The useful answer: build a model bench, not a model religion
Local model rankings change quickly, and benchmark winners do not always behave well inside a desktop agent. A model that writes elegant prose may ignore tool instructions. A model that passes coding benchmarks may be too slow for interactive planning. A model that fits on a laptop may lose track of long folders or multi-file tasks.
For MultiAgentOS, the practical approach is to keep a small shortlist and test each model against the workflows you actually run: summarize local files, inspect code, plan terminal steps, classify screenshots, and hand work back with clear review notes.
Five criteria that matter for local agents
- Memory fit. If the model constantly swaps, it is the wrong model for daily use. Smaller quantized models often beat larger models that barely fit.
- Instruction following. Agent workflows need consistent boundaries: use this file, do not write yet, ask before a command, return a checklist.
- Tool discipline. The model should request tools only when useful and summarize what happened afterward.
- Context behavior. A desktop agent often sees files, logs, screenshots, and previous messages. The model needs to stay oriented.
- Latency. A slightly weaker model that answers in seconds may be better for planning than a stronger model that stalls the workflow.

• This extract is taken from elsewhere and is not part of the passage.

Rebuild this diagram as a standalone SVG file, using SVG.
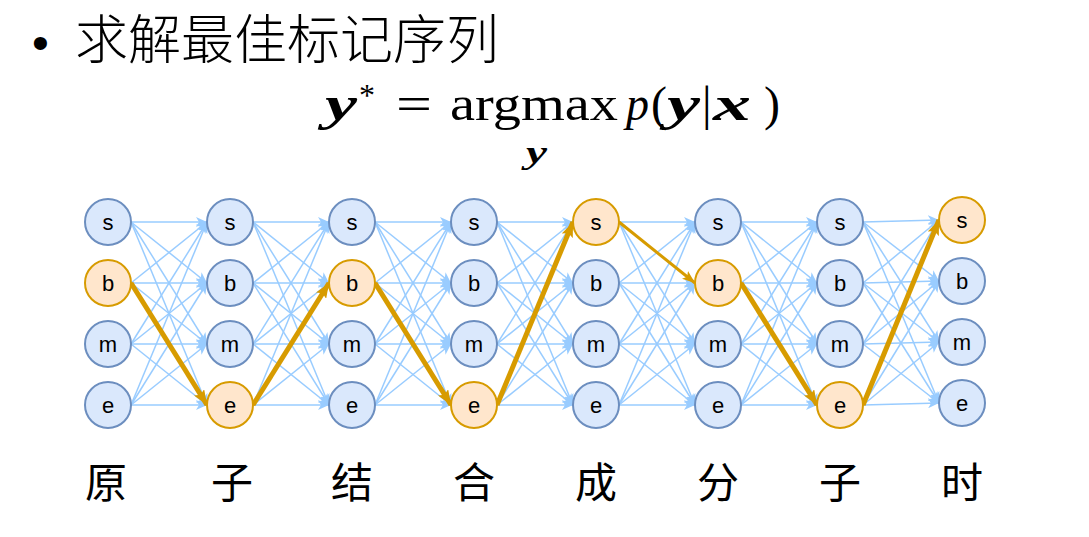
<svg xmlns="http://www.w3.org/2000/svg" width="1089" height="537" viewBox="0 0 1089 537">
<style>
.bg{fill:#ffffff}
.c{fill:none;stroke:#99ccff;stroke-width:1.5;marker-end:url(#ab)}
.h{fill:none;stroke:#d79b00;stroke-width:5;marker-end:url(#ao)}
.h2{fill:none;stroke:#d79b00;stroke-width:3;marker-end:url(#ao2)}
.n circle{fill:#dae8fc;stroke:#6c8ebf;stroke-width:2}
.n.o circle{fill:#ffe6cc;stroke:#d79b00}
.n text{font-family:"Liberation Sans",Arial,sans-serif;font-size:22px;fill:#000;text-anchor:middle}
.cjk{font-family:"Noto Sans CJK SC",sans-serif;fill:#000}
.m{font-family:"Liberation Serif","Times New Roman",serif;fill:#000;font-size:48px}
.bi{font-weight:bold;font-style:italic}
.it{font-style:italic}
.w{text-anchor:middle;font-size:42px;font-weight:400}
</style>
<defs>
<marker id="ab" markerUnits="userSpaceOnUse" markerWidth="12" markerHeight="10" refX="11" refY="5" orient="auto" viewBox="0 0 12 10"><path d="M0,0 L11,5 L0,10 L3,5 Z" fill="#99ccff"/></marker>
<marker id="ao" markerUnits="userSpaceOnUse" markerWidth="16" markerHeight="12" refX="15" refY="6" orient="auto" viewBox="0 0 16 12"><path d="M0,0 L15,6 L0,12 L3,6 Z" fill="#d79b00"/></marker>
<marker id="ao2" markerUnits="userSpaceOnUse" markerWidth="14" markerHeight="10" refX="13" refY="5" orient="auto" viewBox="0 0 14 10"><path d="M0,0 L13,5 L0,10 L3,5 Z" fill="#d79b00"/></marker>
</defs>
<rect class="bg" x="0" y="0" width="1089" height="537"/>

<g id="title">
<text x="32" y="59" font-family="Liberation Sans,Arial,sans-serif" font-size="48">•</text>
<text class="cjk" x="75" y="59" font-size="53" font-weight="300">求解最佳标记序列</text>
</g>

<g id="formula" class="m">
<text class="bi" x="325" y="120" textLength="32" lengthAdjust="spacingAndGlyphs">y</text>
<text x="359" y="106" font-size="32">*</text>
<text x="396" y="120" textLength="36" lengthAdjust="spacingAndGlyphs">=</text>
<text x="450" y="120" textLength="168" lengthAdjust="spacingAndGlyphs">argmax</text>
<text class="it" x="626" y="120" textLength="23" lengthAdjust="spacingAndGlyphs">p</text>
<text x="651" y="120">(</text>
<text class="bi" x="667" y="120" textLength="33" lengthAdjust="spacingAndGlyphs">y</text>
<text x="702" y="120">|</text>
<text class="bi" x="713" y="120" textLength="38" lengthAdjust="spacingAndGlyphs">x</text>
<text x="764" y="120">)</text>
<text class="bi" x="526" y="163" font-size="32" textLength="21" lengthAdjust="spacingAndGlyphs">y</text>
</g>

<g id="connectors">
<path class="c" d="M131 222L207 222"/><path class="c" d="M131 222L207 283"/><path class="c" d="M131 222L207 344"/><path class="c" d="M131 222L207 405"/>
<path class="c" d="M131 283L207 222"/><path class="c" d="M131 283L207 283"/><path class="c" d="M131 283L207 344"/>
<path class="c" d="M131 344L207 222"/><path class="c" d="M131 344L207 283"/><path class="c" d="M131 344L207 344"/><path class="c" d="M131 344L207 405"/>
<path class="c" d="M131 405L207 222"/><path class="c" d="M131 405L207 283"/><path class="c" d="M131 405L207 344"/><path class="c" d="M131 405L207 405"/>

<path class="c" d="M253 222L329 222"/><path class="c" d="M253 222L329 283"/><path class="c" d="M253 222L329 344"/><path class="c" d="M253 222L329 405"/>
<path class="c" d="M253 283L329 222"/><path class="c" d="M253 283L329 283"/><path class="c" d="M253 283L329 344"/><path class="c" d="M253 283L329 405"/>
<path class="c" d="M253 344L329 222"/><path class="c" d="M253 344L329 283"/><path class="c" d="M253 344L329 344"/><path class="c" d="M253 344L329 405"/>
<path class="c" d="M253 405L329 222"/><path class="c" d="M253 405L329 344"/><path class="c" d="M253 405L329 405"/>

<path class="c" d="M375 222L451 222"/><path class="c" d="M375 222L451 283"/><path class="c" d="M375 222L451 344"/><path class="c" d="M375 222L451 405"/>
<path class="c" d="M375 283L451 222"/><path class="c" d="M375 283L451 283"/><path class="c" d="M375 283L451 344"/>
<path class="c" d="M375 344L451 222"/><path class="c" d="M375 344L451 283"/><path class="c" d="M375 344L451 344"/><path class="c" d="M375 344L451 405"/>
<path class="c" d="M375 405L451 222"/><path class="c" d="M375 405L451 283"/><path class="c" d="M375 405L451 344"/><path class="c" d="M375 405L451 405"/>

<path class="c" d="M497 222L573 222"/><path class="c" d="M497 222L573 283"/><path class="c" d="M497 222L573 344"/><path class="c" d="M497 222L573 405"/>
<path class="c" d="M497 283L573 222"/><path class="c" d="M497 283L573 283"/><path class="c" d="M497 283L573 344"/><path class="c" d="M497 283L573 405"/>
<path class="c" d="M497 344L573 222"/><path class="c" d="M497 344L573 283"/><path class="c" d="M497 344L573 344"/><path class="c" d="M497 344L573 405"/>
<path class="c" d="M497 405L573 283"/><path class="c" d="M497 405L573 344"/><path class="c" d="M497 405L573 405"/>

<path class="c" d="M619 222L695 222"/><path class="c" d="M619 222L695 344"/><path class="c" d="M619 222L695 405"/>
<path class="c" d="M619 283L695 222"/><path class="c" d="M619 283L695 283"/><path class="c" d="M619 283L695 344"/><path class="c" d="M619 283L695 405"/>
<path class="c" d="M619 344L695 222"/><path class="c" d="M619 344L695 283"/><path class="c" d="M619 344L695 344"/><path class="c" d="M619 344L695 405"/>
<path class="c" d="M619 405L695 222"/><path class="c" d="M619 405L695 283"/><path class="c" d="M619 405L695 344"/><path class="c" d="M619 405L695 405"/>

<path class="c" d="M741 222L817 222"/><path class="c" d="M741 222L817 283"/><path class="c" d="M741 222L817 344"/><path class="c" d="M741 222L817 405"/>
<path class="c" d="M741 283L817 222"/><path class="c" d="M741 283L817 283"/><path class="c" d="M741 283L817 344"/>
<path class="c" d="M741 344L817 222"/><path class="c" d="M741 344L817 283"/><path class="c" d="M741 344L817 344"/><path class="c" d="M741 344L817 405"/>
<path class="c" d="M741 405L817 222"/><path class="c" d="M741 405L817 283"/><path class="c" d="M741 405L817 344"/><path class="c" d="M741 405L817 405"/>

<path class="c" d="M863 222L939 220"/><path class="c" d="M863 222L939 281"/><path class="c" d="M863 222L939 342"/><path class="c" d="M863 222L939 403"/>
<path class="c" d="M863 283L939 220"/><path class="c" d="M863 283L939 281"/><path class="c" d="M863 283L939 342"/><path class="c" d="M863 283L939 403"/>
<path class="c" d="M863 344L939 220"/><path class="c" d="M863 344L939 281"/><path class="c" d="M863 344L939 342"/><path class="c" d="M863 344L939 403"/>
<path class="c" d="M863 405L939 281"/><path class="c" d="M863 405L939 342"/><path class="c" d="M863 405L939 403"/>

<path class="h" d="M131 283L207 405"/>
<path class="h" d="M253 405L329 283"/>
<path class="h" d="M375 283L451 405"/>
<path class="h" d="M497 405L573 222"/>
<path class="h2" d="M619 222L695 283"/>
<path class="h" d="M741 283L817 405"/>
<path class="h" d="M863 405L939 220"/>
</g>

<g id="c0-s" class="n"><circle cx="108" cy="222" r="23"/><text x="108" y="230">s</text></g>
<g id="c0-b" class="n o"><circle cx="108" cy="283" r="23"/><text x="108" y="291">b</text></g>
<g id="c0-m" class="n"><circle cx="108" cy="344" r="23"/><text x="108" y="352">m</text></g>
<g id="c0-e" class="n"><circle cx="108" cy="405" r="23"/><text x="108" y="413">e</text></g>

<g id="c1-s" class="n"><circle cx="230" cy="222" r="23"/><text x="230" y="230">s</text></g>
<g id="c1-b" class="n"><circle cx="230" cy="283" r="23"/><text x="230" y="291">b</text></g>
<g id="c1-m" class="n"><circle cx="230" cy="344" r="23"/><text x="230" y="352">m</text></g>
<g id="c1-e" class="n o"><circle cx="230" cy="405" r="23"/><text x="230" y="413">e</text></g>

<g id="c2-s" class="n"><circle cx="352" cy="222" r="23"/><text x="352" y="230">s</text></g>
<g id="c2-b" class="n o"><circle cx="352" cy="283" r="23"/><text x="352" y="291">b</text></g>
<g id="c2-m" class="n"><circle cx="352" cy="344" r="23"/><text x="352" y="352">m</text></g>
<g id="c2-e" class="n"><circle cx="352" cy="405" r="23"/><text x="352" y="413">e</text></g>

<g id="c3-s" class="n"><circle cx="474" cy="222" r="23"/><text x="474" y="230">s</text></g>
<g id="c3-b" class="n"><circle cx="474" cy="283" r="23"/><text x="474" y="291">b</text></g>
<g id="c3-m" class="n"><circle cx="474" cy="344" r="23"/><text x="474" y="352">m</text></g>
<g id="c3-e" class="n o"><circle cx="474" cy="405" r="23"/><text x="474" y="413">e</text></g>

<g id="c4-s" class="n o"><circle cx="596" cy="222" r="23"/><text x="596" y="230">s</text></g>
<g id="c4-b" class="n"><circle cx="596" cy="283" r="23"/><text x="596" y="291">b</text></g>
<g id="c4-m" class="n"><circle cx="596" cy="344" r="23"/><text x="596" y="352">m</text></g>
<g id="c4-e" class="n"><circle cx="596" cy="405" r="23"/><text x="596" y="413">e</text></g>

<g id="c5-s" class="n"><circle cx="718" cy="222" r="23"/><text x="718" y="230">s</text></g>
<g id="c5-b" class="n o"><circle cx="718" cy="283" r="23"/><text x="718" y="291">b</text></g>
<g id="c5-m" class="n"><circle cx="718" cy="344" r="23"/><text x="718" y="352">m</text></g>
<g id="c5-e" class="n"><circle cx="718" cy="405" r="23"/><text x="718" y="413">e</text></g>

<g id="c6-s" class="n"><circle cx="840" cy="222" r="23"/><text x="840" y="230">s</text></g>
<g id="c6-b" class="n"><circle cx="840" cy="283" r="23"/><text x="840" y="291">b</text></g>
<g id="c6-m" class="n"><circle cx="840" cy="344" r="23"/><text x="840" y="352">m</text></g>
<g id="c6-e" class="n o"><circle cx="840" cy="405" r="23"/><text x="840" y="413">e</text></g>

<g id="c7-s" class="n o"><circle cx="962" cy="220" r="23"/><text x="962" y="228">s</text></g>
<g id="c7-b" class="n"><circle cx="962" cy="281" r="23"/><text x="962" y="289">b</text></g>
<g id="c7-m" class="n"><circle cx="962" cy="342" r="23"/><text x="962" y="350">m</text></g>
<g id="c7-e" class="n"><circle cx="962" cy="403" r="23"/><text x="962" y="411">e</text></g>

<g id="words" class="cjk w">
<text x="106" y="498">原</text>
<text x="232" y="498">子</text>
<text x="352" y="498">结</text>
<text x="474" y="498">合</text>
<text x="596" y="498">成</text>
<text x="718" y="498">分</text>
<text x="840" y="498">子</text>
<text x="962" y="498">时</text>
</g>
</svg>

Model categories to test first
For most laptops and desktops, start with three buckets instead of one model. Keep a small fast model for planning and classification, a stronger coding model for file edits, and an optional larger model for final review. If your hardware is limited, use the smaller model locally and route the hardest step to a hosted provider.
In Ollama, LM Studio, llama.cpp, or another local runtime, test the current instruct and coder variants that fit your machine. Do not assume the newest or biggest model is best for your agent. Run the same prompt set against each candidate and choose the one that gives the best combination of speed, tool discipline, and reviewable output.
A simple desktop-agent test prompt
You are helping with a local desktop task.
Summarize the attached folder.
Do not propose file writes yet.
Return:
1. what the folder appears to contain
2. three safe next actions
3. what additional context you need
Then test a coding task, a screenshot interpretation task, and a command-planning task. If a model invents files, ignores the "do not write" instruction, or jumps straight to destructive commands, do not use it as your default agent model.
When cloud fallback is the better local-first choice
Local-first does not mean local-only. For private material, stay local. For hard reasoning over sanitized context, a hosted model can be a useful final reviewer. MultiAgentOS is designed around that hybrid setup: local servers and local AI routes beside API providers, CLI pipes, terminal routes, and supervised sidecars.